◆ Work instructions
Omit every picture, and retype the lines that run from the beginning of the data below through the line containing "plt.rcParams['font.family'] = ['Noto", inclusive.

Dataset rows
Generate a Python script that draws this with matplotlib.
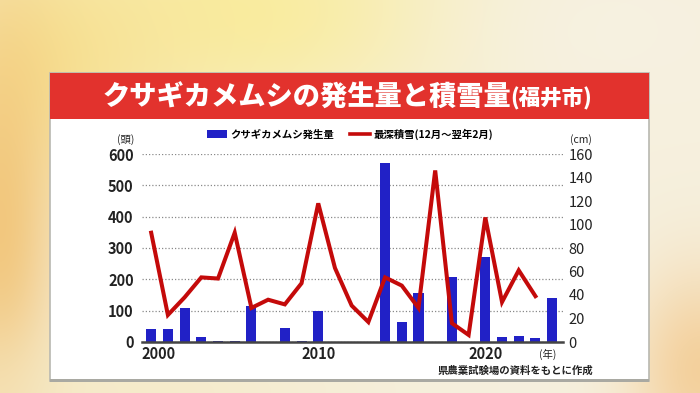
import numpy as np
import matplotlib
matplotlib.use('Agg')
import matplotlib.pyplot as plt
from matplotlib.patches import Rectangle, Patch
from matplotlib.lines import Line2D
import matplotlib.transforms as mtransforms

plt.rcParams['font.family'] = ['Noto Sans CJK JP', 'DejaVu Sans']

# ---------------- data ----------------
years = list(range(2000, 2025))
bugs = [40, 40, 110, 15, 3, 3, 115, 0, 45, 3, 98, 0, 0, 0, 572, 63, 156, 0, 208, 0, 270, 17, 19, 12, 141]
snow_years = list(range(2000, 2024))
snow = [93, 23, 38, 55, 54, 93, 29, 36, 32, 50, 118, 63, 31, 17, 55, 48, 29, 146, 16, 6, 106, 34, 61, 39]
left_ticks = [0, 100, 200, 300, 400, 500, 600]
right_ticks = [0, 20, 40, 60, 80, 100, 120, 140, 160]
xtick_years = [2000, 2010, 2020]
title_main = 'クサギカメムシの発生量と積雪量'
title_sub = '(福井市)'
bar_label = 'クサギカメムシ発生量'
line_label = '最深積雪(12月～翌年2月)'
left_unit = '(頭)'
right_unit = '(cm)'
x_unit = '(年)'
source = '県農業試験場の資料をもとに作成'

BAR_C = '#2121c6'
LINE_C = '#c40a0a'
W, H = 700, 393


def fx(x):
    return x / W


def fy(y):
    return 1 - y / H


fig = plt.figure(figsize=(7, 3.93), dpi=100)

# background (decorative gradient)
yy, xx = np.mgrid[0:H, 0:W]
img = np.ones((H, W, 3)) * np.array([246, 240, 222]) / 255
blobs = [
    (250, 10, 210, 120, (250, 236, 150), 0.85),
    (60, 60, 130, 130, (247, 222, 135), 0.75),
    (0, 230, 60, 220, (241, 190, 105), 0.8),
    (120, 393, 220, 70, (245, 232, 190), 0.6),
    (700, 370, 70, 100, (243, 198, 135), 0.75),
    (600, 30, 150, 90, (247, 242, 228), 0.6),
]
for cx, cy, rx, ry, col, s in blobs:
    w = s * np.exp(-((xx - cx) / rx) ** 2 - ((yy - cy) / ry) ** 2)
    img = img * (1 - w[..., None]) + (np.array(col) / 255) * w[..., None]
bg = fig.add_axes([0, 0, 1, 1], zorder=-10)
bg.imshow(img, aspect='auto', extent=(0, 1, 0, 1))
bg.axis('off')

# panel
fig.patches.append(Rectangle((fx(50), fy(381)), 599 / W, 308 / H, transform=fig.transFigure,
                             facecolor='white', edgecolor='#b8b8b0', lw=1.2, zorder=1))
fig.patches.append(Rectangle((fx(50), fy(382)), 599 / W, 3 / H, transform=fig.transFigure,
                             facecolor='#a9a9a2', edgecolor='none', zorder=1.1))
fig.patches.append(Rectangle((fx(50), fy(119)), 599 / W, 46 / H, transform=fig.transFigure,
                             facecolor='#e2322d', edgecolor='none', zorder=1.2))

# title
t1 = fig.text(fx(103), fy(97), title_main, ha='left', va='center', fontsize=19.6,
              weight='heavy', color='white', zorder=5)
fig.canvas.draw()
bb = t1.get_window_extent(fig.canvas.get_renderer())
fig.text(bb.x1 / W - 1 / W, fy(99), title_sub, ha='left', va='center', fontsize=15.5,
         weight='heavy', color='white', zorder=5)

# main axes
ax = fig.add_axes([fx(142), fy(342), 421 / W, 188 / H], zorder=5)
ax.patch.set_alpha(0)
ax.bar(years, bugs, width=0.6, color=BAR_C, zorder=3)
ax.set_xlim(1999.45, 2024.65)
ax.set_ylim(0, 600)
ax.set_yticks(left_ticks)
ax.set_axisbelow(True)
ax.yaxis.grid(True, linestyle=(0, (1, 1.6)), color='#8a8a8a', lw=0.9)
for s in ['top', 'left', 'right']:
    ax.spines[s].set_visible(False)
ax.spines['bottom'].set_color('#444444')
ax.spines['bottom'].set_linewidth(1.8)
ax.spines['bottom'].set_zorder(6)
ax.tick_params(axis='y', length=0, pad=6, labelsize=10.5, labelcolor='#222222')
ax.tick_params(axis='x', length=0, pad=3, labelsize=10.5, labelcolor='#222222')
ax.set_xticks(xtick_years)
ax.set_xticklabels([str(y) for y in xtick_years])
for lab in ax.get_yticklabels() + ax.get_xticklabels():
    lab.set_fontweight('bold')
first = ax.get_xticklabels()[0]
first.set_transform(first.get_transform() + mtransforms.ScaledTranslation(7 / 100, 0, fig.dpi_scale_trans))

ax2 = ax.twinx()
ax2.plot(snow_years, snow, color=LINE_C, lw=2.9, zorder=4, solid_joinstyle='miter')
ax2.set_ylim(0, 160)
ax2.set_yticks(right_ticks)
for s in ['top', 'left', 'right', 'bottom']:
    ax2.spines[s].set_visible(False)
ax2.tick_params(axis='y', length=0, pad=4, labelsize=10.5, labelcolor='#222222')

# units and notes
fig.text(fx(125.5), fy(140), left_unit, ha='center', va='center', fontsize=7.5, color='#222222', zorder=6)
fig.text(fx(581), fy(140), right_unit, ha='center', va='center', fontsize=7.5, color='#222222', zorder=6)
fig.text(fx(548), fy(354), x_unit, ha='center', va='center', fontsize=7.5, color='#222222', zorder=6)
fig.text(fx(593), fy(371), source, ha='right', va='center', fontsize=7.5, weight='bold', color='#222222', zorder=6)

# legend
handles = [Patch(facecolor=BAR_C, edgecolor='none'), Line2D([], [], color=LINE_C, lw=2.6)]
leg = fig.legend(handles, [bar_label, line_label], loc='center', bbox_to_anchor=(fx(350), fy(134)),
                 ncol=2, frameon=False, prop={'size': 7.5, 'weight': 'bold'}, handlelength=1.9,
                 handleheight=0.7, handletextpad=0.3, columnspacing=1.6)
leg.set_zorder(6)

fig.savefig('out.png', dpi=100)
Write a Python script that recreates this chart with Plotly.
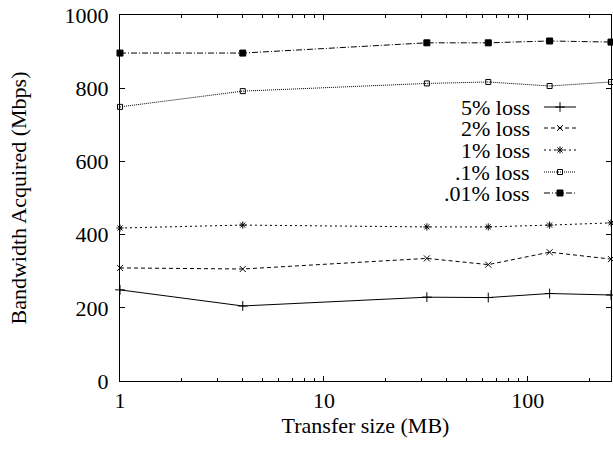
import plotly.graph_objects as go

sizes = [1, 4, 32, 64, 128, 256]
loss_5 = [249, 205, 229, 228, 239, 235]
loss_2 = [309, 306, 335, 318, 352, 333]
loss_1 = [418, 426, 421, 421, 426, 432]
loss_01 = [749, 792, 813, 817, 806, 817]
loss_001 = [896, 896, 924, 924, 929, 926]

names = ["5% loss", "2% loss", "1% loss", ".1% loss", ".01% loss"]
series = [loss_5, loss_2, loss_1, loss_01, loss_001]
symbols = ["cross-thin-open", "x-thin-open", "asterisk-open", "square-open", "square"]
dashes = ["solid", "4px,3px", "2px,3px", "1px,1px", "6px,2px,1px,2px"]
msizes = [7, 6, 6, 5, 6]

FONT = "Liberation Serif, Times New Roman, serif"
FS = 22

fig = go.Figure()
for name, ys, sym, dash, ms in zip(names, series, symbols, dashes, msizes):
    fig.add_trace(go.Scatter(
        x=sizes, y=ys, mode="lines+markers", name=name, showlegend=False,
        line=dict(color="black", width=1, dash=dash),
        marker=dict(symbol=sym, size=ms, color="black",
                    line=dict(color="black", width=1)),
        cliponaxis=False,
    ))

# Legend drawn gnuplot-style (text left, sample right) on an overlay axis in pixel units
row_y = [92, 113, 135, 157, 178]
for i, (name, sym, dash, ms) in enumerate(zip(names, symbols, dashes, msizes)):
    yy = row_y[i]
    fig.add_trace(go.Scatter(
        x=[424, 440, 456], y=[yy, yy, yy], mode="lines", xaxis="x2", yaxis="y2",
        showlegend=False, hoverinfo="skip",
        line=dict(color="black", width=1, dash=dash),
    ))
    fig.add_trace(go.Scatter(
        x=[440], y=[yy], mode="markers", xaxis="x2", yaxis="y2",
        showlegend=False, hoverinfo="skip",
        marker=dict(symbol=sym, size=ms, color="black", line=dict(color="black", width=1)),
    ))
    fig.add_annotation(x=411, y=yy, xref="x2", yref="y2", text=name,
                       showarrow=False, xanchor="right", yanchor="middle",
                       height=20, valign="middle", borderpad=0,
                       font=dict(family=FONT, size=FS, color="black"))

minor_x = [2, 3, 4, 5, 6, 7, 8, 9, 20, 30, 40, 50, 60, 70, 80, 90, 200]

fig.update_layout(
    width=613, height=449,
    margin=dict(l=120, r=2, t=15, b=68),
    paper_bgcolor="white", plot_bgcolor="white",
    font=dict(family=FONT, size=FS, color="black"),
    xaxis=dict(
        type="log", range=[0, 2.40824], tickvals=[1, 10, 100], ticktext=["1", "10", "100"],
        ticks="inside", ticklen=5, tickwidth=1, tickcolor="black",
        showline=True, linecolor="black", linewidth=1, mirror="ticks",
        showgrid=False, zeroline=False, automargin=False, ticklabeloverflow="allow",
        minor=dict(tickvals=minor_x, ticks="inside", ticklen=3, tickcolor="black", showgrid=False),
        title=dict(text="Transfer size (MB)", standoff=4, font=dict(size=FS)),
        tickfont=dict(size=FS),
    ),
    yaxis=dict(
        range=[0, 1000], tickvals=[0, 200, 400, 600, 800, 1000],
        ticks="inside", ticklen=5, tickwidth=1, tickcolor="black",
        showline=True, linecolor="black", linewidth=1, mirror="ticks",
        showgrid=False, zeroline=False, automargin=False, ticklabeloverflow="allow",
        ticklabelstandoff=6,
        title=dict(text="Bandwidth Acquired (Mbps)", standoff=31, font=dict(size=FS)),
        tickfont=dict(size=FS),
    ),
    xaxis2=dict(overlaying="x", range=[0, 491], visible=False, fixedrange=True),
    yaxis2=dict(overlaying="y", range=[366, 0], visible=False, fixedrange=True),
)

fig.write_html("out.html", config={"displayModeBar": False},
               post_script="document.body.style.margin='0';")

◆ Reply to the exercise
Generate a Python script that draws this with matplotlib.
import numpy as np
import matplotlib
matplotlib.use('Agg')
import matplotlib.pyplot as plt
from matplotlib.patches import Rectangle, Patch
from matplotlib.lines import Line2D
import matplotlib.transforms as mtransforms

plt.rcParams['font.family'] = ['Noto Sans CJK JP', 'DejaVu Sans']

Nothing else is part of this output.